All sides have also reportedly pledged to end “media campaigns” against each other. Qatar owns Al Jazeera, a major international news network. 

A formal agreement will be signed at the GCC summit that is scheduled to begin in Saudi Arabia on Tuesday. Emir Tamim Bin Hamad al-Thani, the ruler of Qatar, is expected to attend – for the first time since the diplomatic crisis broke out in 2017. 

Also in attendance will be Jared Kushner, US President Donald Trump’s envoy for the Middle East and White House adviser who reportedly helped broker the deal. Kushner was working the phones until early Monday morning, negotiating the last details of the agreement, a White House official told reporters on a background call. 

Kushner had visited Doha and Riyadh last month, meeting with both Emir Tamim of Qatar and Crown Prince Mohammed bin Salman of Saudi Arabia. 

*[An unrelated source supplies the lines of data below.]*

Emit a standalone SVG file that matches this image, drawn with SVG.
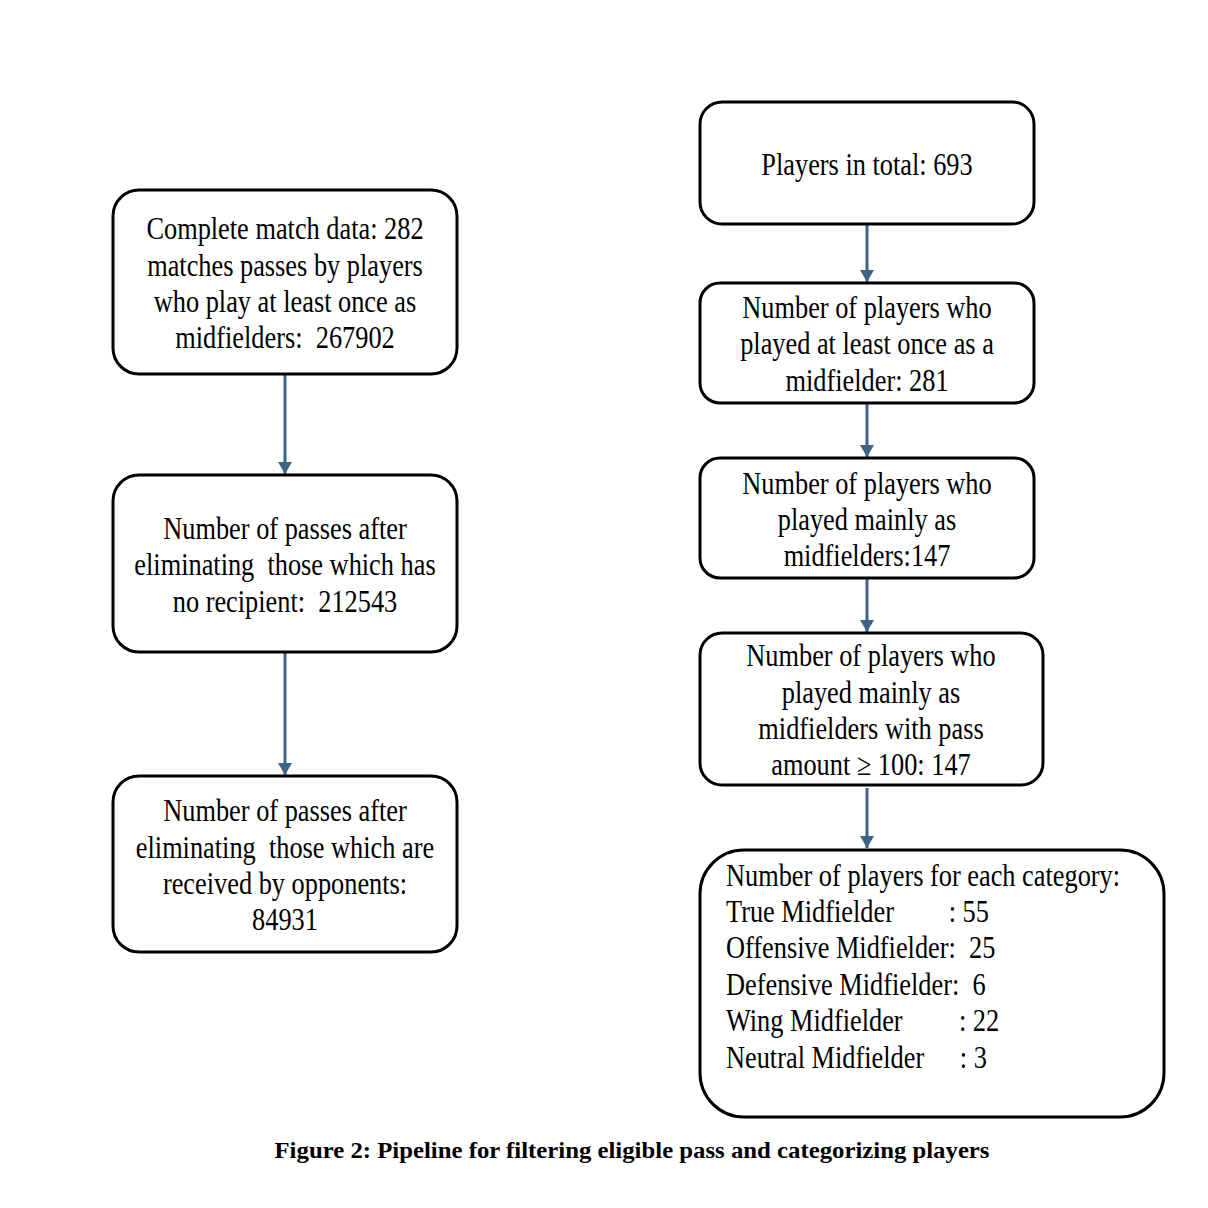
<svg xmlns="http://www.w3.org/2000/svg" width="1208" height="1208" viewBox="0 0 1208 1208">
<style>
.box{fill:#fff;stroke:#000;stroke-width:3}
.t{font-family:"Liberation Serif","Times New Roman",serif;font-size:31px;fill:#000}
.c{text-anchor:middle}
.conn{stroke:#3d6386;stroke-width:3;fill:none}
.cap{font-family:"Liberation Serif","Times New Roman",serif;font-size:24px;font-weight:bold;fill:#000;text-anchor:middle}
</style>
<defs>
<marker id="ah" viewBox="0 0 12 14" refX="12" refY="7" markerWidth="13" markerHeight="14" markerUnits="userSpaceOnUse" orient="auto">
<path d="M0,0 L12,7 L0,14 Z" fill="#3d6386"/>
</marker>
</defs>
<rect width="1208" height="1208" fill="#fff"/>
<g id="connectors">
<line class="conn" x1="285" y1="375" x2="285" y2="474" marker-end="url(#ah)"/>
<line class="conn" x1="285" y1="653" x2="285" y2="775" marker-end="url(#ah)"/>
<line class="conn" x1="867" y1="225" x2="867" y2="282" marker-end="url(#ah)"/>
<line class="conn" x1="867" y1="404" x2="867" y2="457" marker-end="url(#ah)"/>
<line class="conn" x1="867" y1="579" x2="867" y2="632" marker-end="url(#ah)"/>
<line class="conn" x1="867" y1="788" x2="867" y2="848" marker-end="url(#ah)"/>
</g>
<g id="node-match-data">
<rect class="box" x="113" y="190" width="344" height="184" rx="26"/>
<g transform="translate(285 0) scale(0.85 1)">
<text class="t c" x="0" y="239">Complete match data: 282</text>
<text class="t c" x="0" y="276">matches passes by players</text>
<text class="t c" x="0" y="312">who play at least once as</text>
<text class="t c" x="0" y="348" xml:space="preserve">midfielders:  267902</text>
</g>
</g>
<g id="node-no-recipient">
<rect class="box" x="113" y="475" width="344" height="177" rx="26"/>
<g transform="translate(285 0) scale(0.85 1)">
<text class="t c" x="0" y="539">Number of passes after</text>
<text class="t c" x="0" y="575" xml:space="preserve">eliminating  those which has</text>
<text class="t c" x="0" y="612" xml:space="preserve">no recipient:  212543</text>
</g>
</g>
<g id="node-opponents">
<rect class="box" x="113" y="776" width="344" height="176" rx="26"/>
<g transform="translate(285 0) scale(0.85 1)">
<text class="t c" x="0" y="821">Number of passes after</text>
<text class="t c" x="0" y="858" xml:space="preserve">eliminating  those which are</text>
<text class="t c" x="0" y="894">received by opponents:</text>
<text class="t c" x="0" y="930">84931</text>
</g>
</g>
<g id="node-players-total">
<rect class="box" x="700" y="102" width="334" height="122" rx="22"/>
<g transform="translate(867 0) scale(0.85 1)">
<text class="t c" x="0" y="175">Players in total: 693</text>
</g>
</g>
<g id="node-once-midfielder">
<rect class="box" x="700" y="283" width="334" height="120" rx="20"/>
<g transform="translate(867 0) scale(0.85 1)">
<text class="t c" x="0" y="318">Number of players who</text>
<text class="t c" x="0" y="354">played at least once as a</text>
<text class="t c" x="0" y="391">midfielder: 281</text>
</g>
</g>
<g id="node-mainly-midfielder">
<rect class="box" x="700" y="458" width="334" height="120" rx="20"/>
<g transform="translate(867 0) scale(0.85 1)">
<text class="t c" x="0" y="494">Number of players who</text>
<text class="t c" x="0" y="530">played mainly as</text>
<text class="t c" x="0" y="566">midfielders:147</text>
</g>
</g>
<g id="node-pass-amount">
<rect class="box" x="700" y="633" width="343" height="152" rx="22"/>
<g transform="translate(871 0) scale(0.85 1)">
<text class="t c" x="0" y="666">Number of players who</text>
<text class="t c" x="0" y="703">played mainly as</text>
<text class="t c" x="0" y="739">midfielders with pass</text>
<text class="t c" x="0" y="775">amount ≥ 100: 147</text>
</g>
</g>
<g id="node-categories">
<rect class="box" x="700" y="850" width="464" height="267" rx="44"/>
<g transform="translate(726 0) scale(0.85 1)">
<text class="t" x="0" y="886">Number of players for each category:</text>
<text class="t" x="0" y="922">True Midfielder<tspan x="262">: 55</tspan></text>
<text class="t" x="0" y="958" xml:space="preserve">Offensive Midfielder:  25</text>
<text class="t" x="0" y="995" xml:space="preserve">Defensive Midfielder:  6</text>
<text class="t" x="0" y="1031">Wing Midfielder<tspan x="274">: 22</tspan></text>
<text class="t" x="0" y="1068">Neutral Midfielder<tspan x="275">: 3</tspan></text>
</g>
</g>
<text class="cap" x="632" y="1158" textLength="715" lengthAdjust="spacingAndGlyphs">Figure 2: Pipeline for filtering eligible pass and categorizing players</text>
</svg>
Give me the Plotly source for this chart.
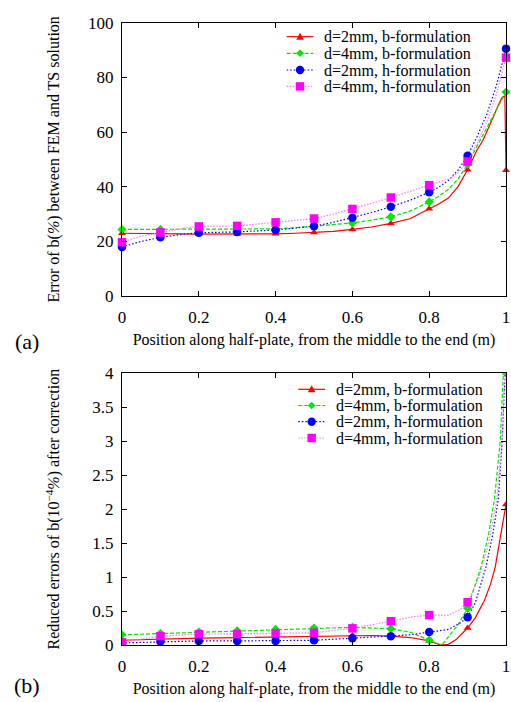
import plotly.graph_objects as go

# ---------------- data: panel (a) ----------------
series_names = ["d=2mm, b-formulation", "d=4mm, b-formulation",
                "d=2mm, h-formulation", "d=4mm, h-formulation"]

x_marks = [0, 0.1, 0.2, 0.3, 0.4, 0.5, 0.6, 0.7, 0.8, 0.9, 1.0]

a_red_x = [0, .05, .1, .15, .2, .25, .3, .35, .4, .45, .5, .55, .6, .65, .7, .75, .8,
           .825, .85, .875, .9, .91, .925, .94, .95, .96, .97, .98, .99, .997, 1.0]
a_red_y = [22.9, 22.9, 22.8, 22.7, 22.6, 22.6, 22.6, 22.6, 22.7, 22.9, 23.2, 23.6, 24.3,
           25.2, 26.5, 28.2, 31.9, 33.6, 35.8, 40.0, 46.2, 49.0, 53.5, 57.0, 60.0, 63.0,
           66.5, 69.9, 72.7, 73.3, 46.0]

a_green_x = [0, .1, .2, .3, .4, .45, .5, .55, .6, .65, .7, .75, .8, .825, .85, .875, .9,
             .925, .95, .975, .99, 1.0]
a_green_y = [24.3, 24.3, 24.3, 24.3, 24.5, 24.9, 25.5, 26.0, 26.7, 27.7, 28.9, 31.0, 34.4,
             36.5, 39.0, 42.8, 48.2, 55.0, 61.5, 68.5, 72.3, 74.7]

a_blue_x = [0, .05, .1, .15, .2, .3, .4, .45, .5, .55, .6, .65, .7, .75, .8, .825, .85,
            .875, .9, .925, .95, .975, 1.0]
a_blue_y = [17.9, 19.9, 21.4, 22.4, 23.1, 23.4, 24.1, 24.7, 25.5, 26.9, 28.6, 30.5, 32.6,
            35.0, 37.9, 39.8, 42.3, 46.0, 51.3, 58.5, 66.5, 77.0, 90.6]

a_mag_x = [0, .05, .1, .15, .2, .3, .4, .45, .5, .55, .6, .65, .7, .75, .8, .825, .85,
           .875, .9, .925, .95, .975, 1.0]
a_mag_y = [19.6, 21.8, 23.2, 24.5, 25.4, 25.6, 26.9, 27.5, 28.3, 29.9, 31.8, 33.9, 36.0,
           38.3, 40.5, 41.6, 42.8, 45.0, 49.2, 56.0, 63.7, 74.0, 87.3]

a_red_marks = [22.9, 22.8, 22.6, 22.6, 22.7, 23.2, 24.3, 26.5, 31.9, 46.2, 46.0]
a_green_marks = [24.3, 24.3, 24.3, 24.3, 24.5, 25.5, 26.7, 28.9, 34.4, 48.2, 74.7]
a_blue_marks = [17.9, 21.4, 23.1, 23.4, 24.1, 25.5, 28.6, 32.6, 37.9, 51.3, 90.6]
a_mag_marks = [19.6, 23.2, 25.4, 25.6, 26.9, 28.3, 31.8, 36.0, 40.5, 49.2, 87.3]

# ---------------- data: panel (b) ----------------
b_red_x = [0, .1, .2, .3, .4, .5, .6, .65, .7, .75, .8, .83, .85, .87, .9, .92, .944,
           .96, .972, .987, 1.0]
b_red_y = [0.07, 0.09, 0.10, 0.11, 0.12, 0.13, 0.14, 0.14, 0.13, 0.11, 0.06, 0.0, 0.01,
           0.08, 0.25, 0.40, 0.66, 0.90, 1.15, 1.65, 2.07]

b_green_x = [0, .1, .2, .3, .4, .5, .6, .7, .75, .8, .833, .85, .875, .9, .935, .955,
             .97, .985, .993, 1.0]
b_green_y = [0.15, 0.17, 0.19, 0.21, 0.23, 0.25, 0.26, 0.24, 0.19, 0.07, 0.0, 0.12, 0.30,
             0.54, 1.15, 1.64, 2.15, 3.0, 3.98, 4.0]

b_blue_x = [0, .1, .2, .3, .4, .5, .6, .7, .75, .8, .85, .88, .9, .92, .948, .966, .98,
            .99, 1.0]
b_blue_y = [0.03, 0.05, 0.06, 0.06, 0.06, 0.07, 0.10, 0.13, 0.15, 0.19, 0.23, 0.32, 0.41,
            0.62, 1.15, 1.64, 2.15, 3.0, 4.3]

b_mag_x = [0, .1, .2, .3, .4, .5, .6, .7, .75, .8, .85, .88, .9, .93, .955, .975, .99, 1.0]
b_mag_y = [0.04, 0.13, 0.16, 0.16, 0.17, 0.18, 0.245, 0.35, 0.41, 0.44, 0.44, 0.52, 0.63,
           1.0, 1.5, 2.1, 3.0, 4.4]

b_red_marks = [0.07, 0.09, 0.10, 0.11, 0.12, 0.13, 0.14, 0.13, 0.06, 0.25, 2.07]
b_green_marks = [0.15, 0.17, 0.19, 0.21, 0.23, 0.25, 0.26, 0.24, 0.07, 0.54, 4.0]
b_blue_marks = [0.03, 0.05, 0.06, 0.06, 0.06, 0.07, 0.10, 0.13, 0.19, 0.41, 4.3]
b_mag_marks = [0.04, 0.13, 0.16, 0.16, 0.17, 0.18, 0.245, 0.35, 0.44, 0.63, 4.4]

# ---------------- styles ----------------
FONT = "Liberation Serif, Times New Roman, serif"
COLORS_LINE = ["#ff0000", "#00e600", "#0000ff", "#ff77ff"]
COLORS_MARK = ["#ff0000", "#00e600", "#0000ff", "#ff00ff"]
DASHES = ["solid", "4px,2px", "1.5px,2px", "1.5px,1.5px"]
SYMBOLS = ["triangle-up", "diamond", "circle", "square"]
SIZES = [7, 7, 8.5, 8.5]

W, H = 511, 702
ML, MR, MT, MB = 122, 5, 23, 57
PW, PH = W - ML - MR, H - MT - MB


def px2paper(px, py):
    return (px - ML) / PW, (H - MB - py) / PH


fig = go.Figure()

panels = [
    ("x", "y", [(a_red_x, a_red_y, a_red_marks), (a_green_x, a_green_y, a_green_marks),
                (a_blue_x, a_blue_y, a_blue_marks), (a_mag_x, a_mag_y, a_mag_marks)], False),
    ("x2", "y2", [(b_red_x, b_red_y, b_red_marks), (b_green_x, b_green_y, b_green_marks),
                  (b_blue_x, b_blue_y, b_blue_marks), (b_mag_x, b_mag_y, b_mag_marks)], True),
]

for xa, ya, series, clip in panels:
    for i, (xs, ys, ms) in enumerate(series):
        fig.add_trace(go.Scatter(x=xs, y=ys, mode="lines", name=series_names[i],
                                 line=dict(color=COLORS_LINE[i], width=1.2, dash=DASHES[i]),
                                 xaxis=xa, yaxis=ya, showlegend=False))
        fig.add_trace(go.Scatter(x=x_marks, y=ms, mode="markers", name=series_names[i],
                                 marker=dict(symbol=SYMBOLS[i], size=SIZES[i], color=COLORS_MARK[i]),
                                 xaxis=xa, yaxis=ya, showlegend=False, cliponaxis=clip))

# ---------------- hand-drawn legends (text + key samples) ----------------
shapes, annotations = [], []
legend_specs = [
    # (row centres y px, key line x0 px, key line x1 px, text left px)
    ([36.7, 53.3, 70.0, 86.4], 286.7, 313.3, 322.0),
    ([389.3, 405.5, 421.7, 438.0], 298.3, 325.0, 333.5),
]
for rows, kx0, kx1, tx in legend_specs:
    for i, ry in enumerate(rows):
        x0, y0 = px2paper(kx0, ry)
        x1, _ = px2paper(kx1, ry)
        xm, _ = px2paper((kx0 + kx1) / 2, ry)
        xt, _ = px2paper(tx, ry)
        shapes.append(dict(type="line", xref="paper", yref="paper", x0=x0, x1=x1, y0=y0, y1=y0,
                           line=dict(color=COLORS_LINE[i], width=1.2, dash=DASHES[i])))
        mk = dict(xref="paper", yref="paper", xsizemode="pixel", ysizemode="pixel",
                  xanchor=xm, yanchor=y0, fillcolor=COLORS_MARK[i], line=dict(width=0))
        if i == 0:
            mk.update(type="path", path="M-3.8,-3 L3.8,-3 L0,4 Z")
        elif i == 1:
            mk.update(type="path", path="M0,-3.8 L3.8,0 L0,3.8 L-3.8,0 Z")
        elif i == 2:
            mk.update(type="circle", x0=-4.2, x1=4.2, y0=-4.2, y1=4.2)
        else:
            mk.update(type="rect", x0=-4.2, x1=4.2, y0=-4.2, y1=4.2)
        shapes.append(mk)
        annotations.append(dict(text=series_names[i], xref="paper", yref="paper", x=xt, y=y0,
                                xanchor="left", yanchor="middle", showarrow=False,
                                font=dict(family=FONT, size=16, color="black")))

ax_a = px2paper(27, 341.5)
ax_b = px2paper(27, 686)
annotations += [
    dict(text="(a)", xref="paper", yref="paper", x=ax_a[0], y=ax_a[1],
         xanchor="center", yanchor="middle", borderpad=0,
         showarrow=False, font=dict(family=FONT, size=22, color="black")),
    dict(text="(b)", xref="paper", yref="paper", x=ax_b[0], y=ax_b[1],
         xanchor="center", yanchor="middle", borderpad=0,
         showarrow=False, font=dict(family=FONT, size=22, color="black")),
]

axis_common = dict(showline=True, linecolor="black", linewidth=1, mirror="ticks",
                   ticks="inside", ticklen=5, tickcolor="black", showgrid=False,
                   zeroline=False, automargin=False,
                   tickfont=dict(family=FONT, size=17, color="black"))

xtitle = "Position along half-plate, from the middle to the end (m)"
top_lo = (H - MB - 295.7) / PH
bot_hi = (H - MB - 373.3) / PH

fig.update_layout(
    width=W, height=H,
    margin=dict(l=ML, r=MR, t=MT, b=MB),
    paper_bgcolor="white", plot_bgcolor="white",
    font=dict(family=FONT, color="black"),
    showlegend=False,
    xaxis=dict(domain=[0, 1], anchor="y", range=[0, 1], dtick=0.2, ticklabelstandoff=6,
               **axis_common,
               title=dict(text=xtitle, font=dict(family=FONT, size=16), standoff=7)),
    yaxis=dict(domain=[top_lo, 1], anchor="x", range=[0, 100], dtick=20, ticklabelstandoff=4,
               **axis_common,
               title=dict(text="Error of b(<i>%</i>) between FEM and TS solution",
                          font=dict(family=FONT, size=16), standoff=24)),
    xaxis2=dict(domain=[0, 1], anchor="y2", range=[0, 1], dtick=0.2, ticklabelstandoff=6,
                **axis_common,
                title=dict(text=xtitle, font=dict(family=FONT, size=16), standoff=7)),
    yaxis2=dict(domain=[0, bot_hi], anchor="x2", range=[0, 4], dtick=0.5, ticklabelstandoff=4,
                **axis_common,
                title=dict(text="Reduced errors of b(10<sup>−4</sup><i>%</i>) after correction",
                           font=dict(family=FONT, size=16), standoff=28)),
    shapes=shapes,
    annotations=annotations,
)

fig.write_html("out.html", config={"displayModeBar": False},
               post_script="document.body.style.margin='0px';")
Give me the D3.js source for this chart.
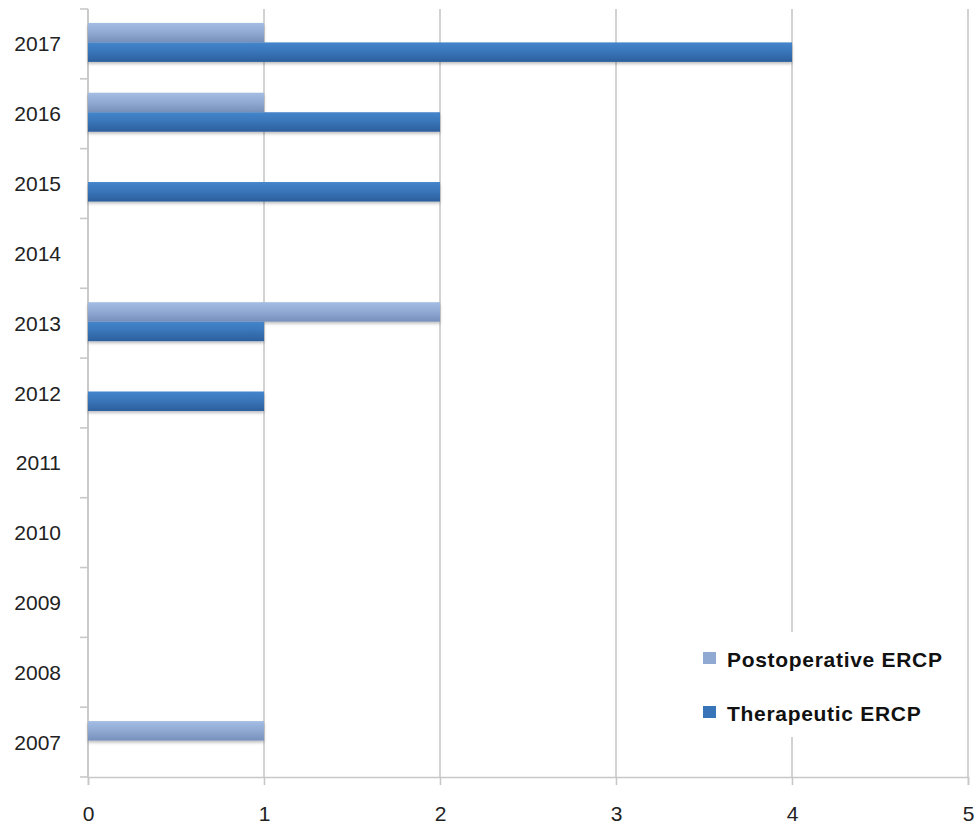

The Kingdom and its Gulf allies imposed an embargo against Qatar in early June 2017 – just days after Trump’s visit to the region – accusing the al-Thani dynasty of sympathies for Islamic State (IS, formerly ISIS) terrorists and Iran. The dispute proved awkward for the US, which has troops and bases in Qatar, Bahrain, Saudi Arabia and the UAE.

Saudi news agency SPA quoted Prince Mohammed bin Salman as saying the GCC summit would unite the Gulf “in the face of challenges facing the region,” presumably referring to Iran.

Appealing to mutual hostility towards Tehran, Kushner has brokered a series of deals between Middle Eastern states and Israel last year, starting with the UAE in August, followed by Bahrain in September and Sudan in October. Saudi Arabia has not formally joined what was dubbed the ‘Abraham Accords.’

However, Axios cited an anonymous Gulf Arab diplomat who said that while some of the issues between Qatar and the GCC were solved, the “root causes” still remain, including “bad personal relationships between the leaders and big policy differences on Iran, Turkey and the Muslim Brotherhood.”